ISLAMABAD: Pakistani firms rarely encourage women to seek jobs, creating demand-side constraints for half the country’s population and leading to only 21pc of the country’s female labour force being actively employed, a study by the Asian Development Bank (ADB) has found.
The research is based on representative surveys of job seekers and employers in Lahore, administrative data from a job-matching platform and an incentivised resume-rating experiment and correlated with the Pakistan Labour Force Survey 2019.
The authors of the paper, titled ‘Barriers to Entry: Decomposing the Gender Gap in Job Search in Urban Pakistan’, noted that demand-side constraints are much more significant than supply-side factors at low education levels. But this demand-side gap in the quantity of job opportunities closes as education levels increase and jobs become more white-collar.
This explains why female labour force participation in Pakistan was 21pc in 2020 compared to a male labour force participation rate of 78pc. However, a quarter of women are not working but report they would like to work if they could find a suitable job, the report said.
Rising education levels help bridge demand-side gap for female workers, ADB study reveals
“These findings suggest that many women, particularly educated ones, are “latent workers” — pointing to key constraints on the labour demand side,” the study said.
Another key finding is that for less educated job seekers, firm gender criteria, an entirely demand-side constraint, are more binding for women than men and are also a larger constraint than supply-side decisions.
Women in this setting are 53pc less likely than men to satisfy the explicit gender requirements for any given vacancy. In fact, in the set of vacancies where individuals satisfied all basic criteria and were eligible to apply, women apply at a higher rate than men.
The third key finding is that the demand-side gap in the number of job opportunities substantially closes as education levels rise, while on the supply side, women become more selective. The gender gap in satisfying the gender criteria for a position shrinks by 70pc for the minority of women with secondary education and effectively disappears for the third of women with a tertiary education.
The paper observed that firms’ gender criteria and the educational requirements of the job suggest that vacancies with blue-collar characteristics such as manual labour and longer and late work hours are more likely to exclude women and more common among jobs with low education requirements, even conditional on industry and occupation fixed effects.
Additionally, firms’ gender criteria and the education level they seek to hire reflect existing infrastructure at the firm. For example, the firms that have restrooms or a separate prayer space for women are both more likely to be willing to hire women and more likely to be hiring at a high education level.
Calculations based on the Pakistan Labour Force Survey 2019 noted that Lahore, the country’s second-largest city with about 11 million people, has a male employment rate of 83pc compared to a female employment rate of just under 10pc. In contrast with the gender gap in employment, women and men had similar levels of educational attainment.
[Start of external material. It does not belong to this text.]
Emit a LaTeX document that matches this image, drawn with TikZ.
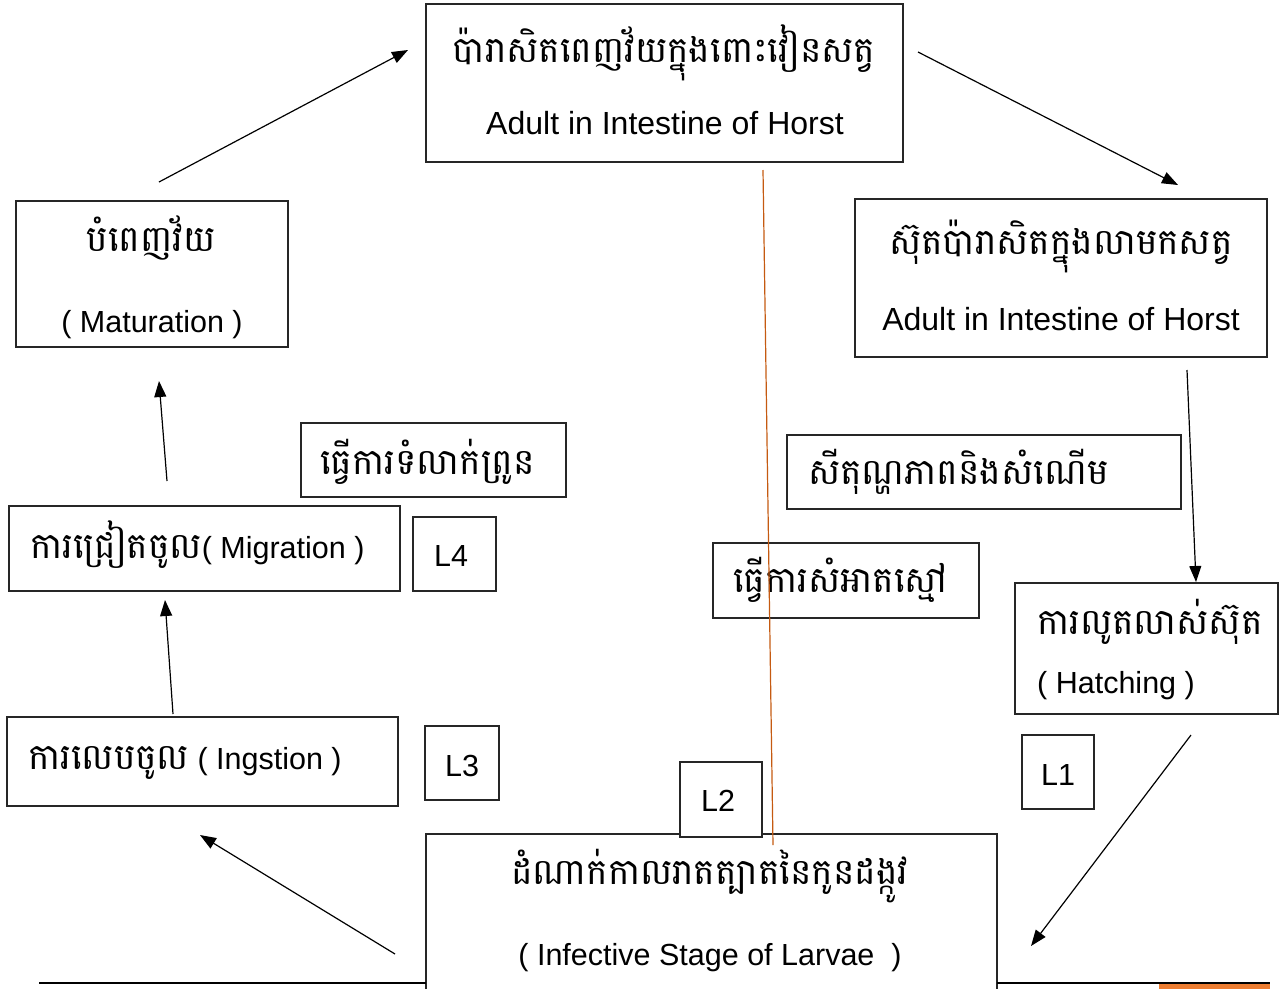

About 71pc have at most primary education, 12pc have at most secondary education, and 15pc have tertiary education.
The paper emphasised that while supply-side decisions are important, alleviating demand-side constraints to female employment might have a larger impact.
The authors pointed out that demand-side barriers, namely explicit firm-imposed gender criteria, were quantitatively the largest barrier preventing a job seeker from meeting all the requirements mentioned in an advertisment before deciding to apply for the position.
Data showed that women and men had statistically indistinguishable probabilities of choosing the occupation of a given vacancy, which is a purely supply-side decision. Similarly, there was no statistically significant difference in the likelihood of meeting educational requirements for a given vacancy between women and men. “However, women are 20pc less likely to have met the experience requirements for the vacancy,” the research paper said.
Overall, women are 59pc less likely to be matched to a vacancy, meaning that they satisfy all the criteria and are shown the vacancy or are able to choose whether to apply, it said. Again, this gender gap closes as education levels rise.